So there I am – yesterday, I should note, as I am slow to blog – sitting at work when I get a little email in my inbox from apostropher. The subject line merely reads “FYI” and it contains but a single URL. The URL leads me to a page which says this:

A recent reanalysis of Alfred Kinsey’s data, titled “The Relation Between Sexual Orientation and Penile Size,” found that homosexuals had significantly larger penises than nonhomosexuals, no matter how the measurements were done.

Oh, baby. Let me throw on a little mood music before we start dropping the science.

The science of love.

Now, apostropher of course blogged about this over at Unfogged, and that is well worth mentioning. But what is also well worth mentioning is that this – THIS – must surely be why the fundies hate us so much. Not only do we get to be stylish rebels, demeaning God and marriage with a knowing glance and a swish of the hip – which, I have to say, is in all honesty reward enough on its own – but we get a little extra (or a lot) with which to do so? This really could explain everything.
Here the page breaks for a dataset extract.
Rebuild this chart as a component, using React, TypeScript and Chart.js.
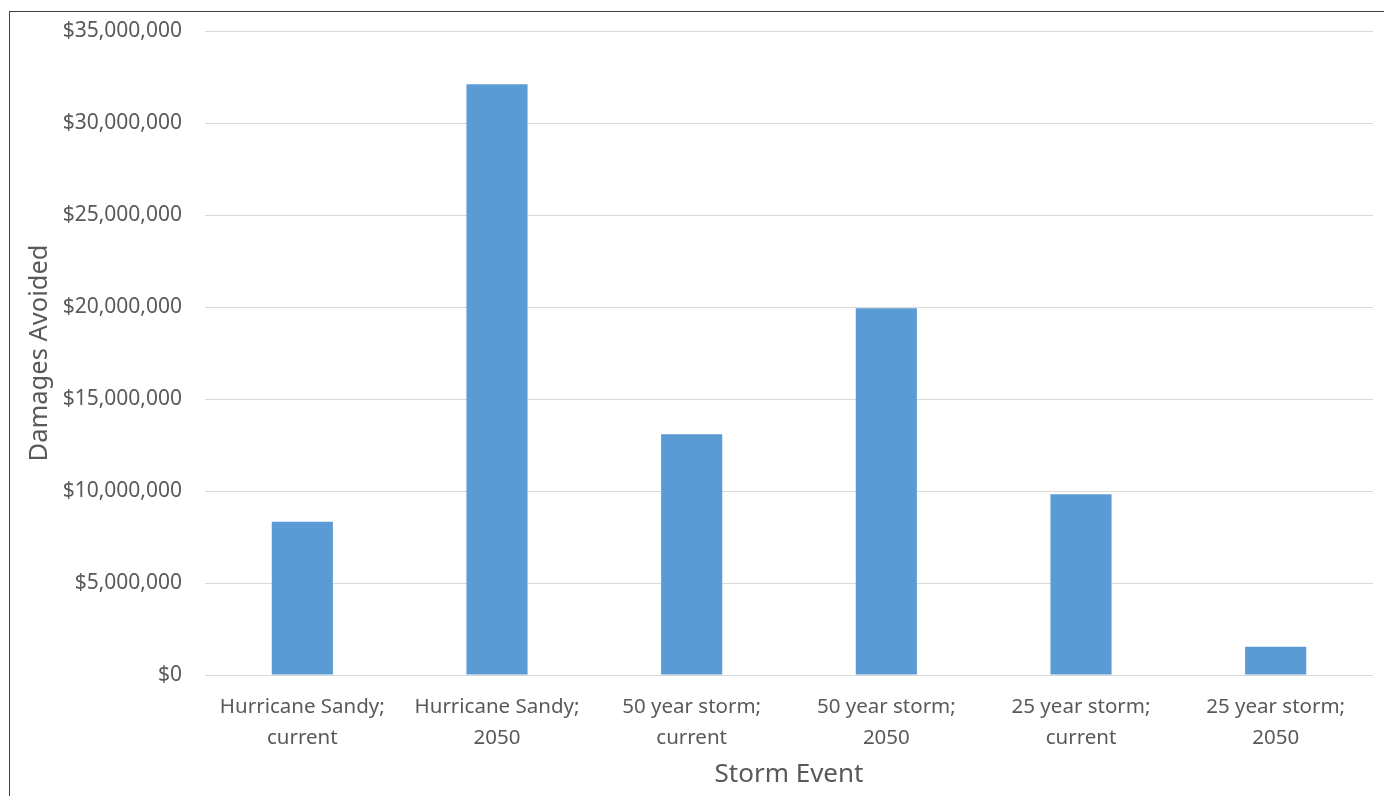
import React, { useEffect, useRef } from "react";
import { Chart, registerables } from "chart.js";

Chart.register(...registerables);

// Storm scenarios and avoided damages (USD)
const categories: string[][] = [
  ["Hurricane Sandy;", "current"],
  ["Hurricane Sandy;", "2050"],
  ["50 year storm;", "current"],
  ["50 year storm;", "2050"],
  ["25 year storm;", "current"],
  ["25 year storm;", "2050"],
];
const damagesAvoided: number[] = [8330000, 32100000, 13080000, 19930000, 9820000, 1540000];

const yMin = 0;
const yMax = 35000000;
const yStep = 5000000;

const xTitle = "Storm Event";
const yTitle = "Damages Avoided";

const W = 1384;
const H = 796;
const PLOT_BOTTOM = 675;
const PAD_BOTTOM = 6;
const TEXT = "#595959";
const FONT = "'Noto Sans', sans-serif";

function money(v: number): string {
  return "$" + Math.round(v).toLocaleString("en-US");
}

export default function App() {
  const canvasRef = useRef<HTMLCanvasElement | null>(null);

  useEffect(() => {
    const canvas = canvasRef.current;
    if (!canvas) return;
    const chart = new Chart(canvas, {
      type: "bar",
      data: {
        labels: categories,
        datasets: [
          {
            data: damagesAvoided,
            backgroundColor: "#5B9BD5",
            borderWidth: 0,
            categoryPercentage: 1,
            barPercentage: 0.314,
          },
        ],
      },
      options: {
        animation: false,
        responsive: false,
        devicePixelRatio: 1,
        layout: { padding: { left: 0, right: 11, top: 31, bottom: PAD_BOTTOM } },
        plugins: {
          legend: { display: false },
          tooltip: { enabled: false },
        },
        scales: {
          x: {
            grid: { display: false, drawTicks: false },
            border: { display: false },
            ticks: {
              color: TEXT,
              font: { family: FONT, size: 20.5, lineHeight: 1.5 },
              padding: 17,
              maxRotation: 0,
              autoSkip: false,
            },
            title: {
              display: true,
              text: xTitle,
              color: TEXT,
              font: { family: FONT, size: 26, lineHeight: 1.2 },
              padding: { top: 8, bottom: 0 },
            },
            afterFit: (scale: any) => {
              scale.height = H - PAD_BOTTOM - PLOT_BOTTOM;
            },
          },
          y: {
            min: yMin,
            max: yMax,
            grid: { color: "#D9D9D9", lineWidth: 1, drawTicks: false },
            border: { display: false },
            ticks: {
              stepSize: yStep,
              color: TEXT,
              font: { family: FONT, size: 21 },
              padding: 23,
              callback: (v: any) => money(Number(v)),
            },
            title: {
              display: true,
              text: yTitle,
              color: TEXT,
              font: { family: FONT, size: 25.5, lineHeight: 1.2 },
              padding: { top: 24, bottom: 0 },
            },
            afterFit: (scale: any) => {
              scale.width = 205;
              scale.paddingTop = 0;
              scale.paddingBottom = 0;
            },
          },
        },
      },
    });
    return () => chart.destroy();
  }, []);

  return (
    <div
      style={{
        position: "fixed",
        left: 0,
        top: 0,
        width: W,
        height: H,
        overflow: "hidden",
        background: "#fff",
      }}
    >
      <div
        style={{
          position: "absolute",
          left: 9,
          top: 11,
          width: W + 20,
          height: H + 20,
          borderLeft: "1px solid #404040",
          borderTop: "1px solid #404040",
        }}
      />
      <canvas
        ref={canvasRef}
        width={W}
        height={H}
        style={{ position: "absolute", left: 0, top: 0, width: W, height: H }}
      />
    </div>
  );
}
No wonder that freak who’s the spokesman – I repeat, spokesman, because that drives me insane every time I think about it – for Concerned Women for America is so obsessed with us. No wonder Pat Robertson is so obsessed with us. No wonder Jerry Falwell wanted to blame us for something after 9/11. No wonder the fundies, who are already well-documented as being thoroughly sex-obsessed (why else would they talk about it so much?) are really, really up in arms about us.

Originally I was going to try to come up with a string of salacious puns to end the post. Something like “Bottom* line: these jerk-offs* are engorged* with envy and hard* up* for some satisfaction* for their grievances,” etc., and at the end of the post I’d footnote it with: * Zing!

Unfortunately, I just couldn’t come up with anything funny; largely this was because I was too busy intimidating the right wing with my (apparently) massive gay dick.

That I can post this under “science” is just icing.

I also wanted to come up with something funny to say along the lines of braggartly men writing checks their dicks can’t cash, because let’s all be honest for two shining seconds: those dudes totally exaggerated, and they knew it, and Kinsey knew it* and I know it. A part of my degree work was in surveys, actually, and self-reported data is the absolute worst data of all. Still, it’s fun to bandy about the idea that the right wing is somehow terrified of our massive gay dicks, so what the hell? Let’s just go with it for now. It’s more fun that way. So, if anyone comes up to you and claims teh gayz0rz are a threat to marriage, do us a favor and wipe your brow with one hand and say, “Whew! No kidding! I don’t know if I can ever be satisfied again once I’ve had massive gay dick.” I’m willing to bet the look on their face will be worth it.

* Apparently, though, Kinsey was hung like a stallion, so for all I know he got back all those cards and sighed and said, “Poor bastards…” in a quiet whisper.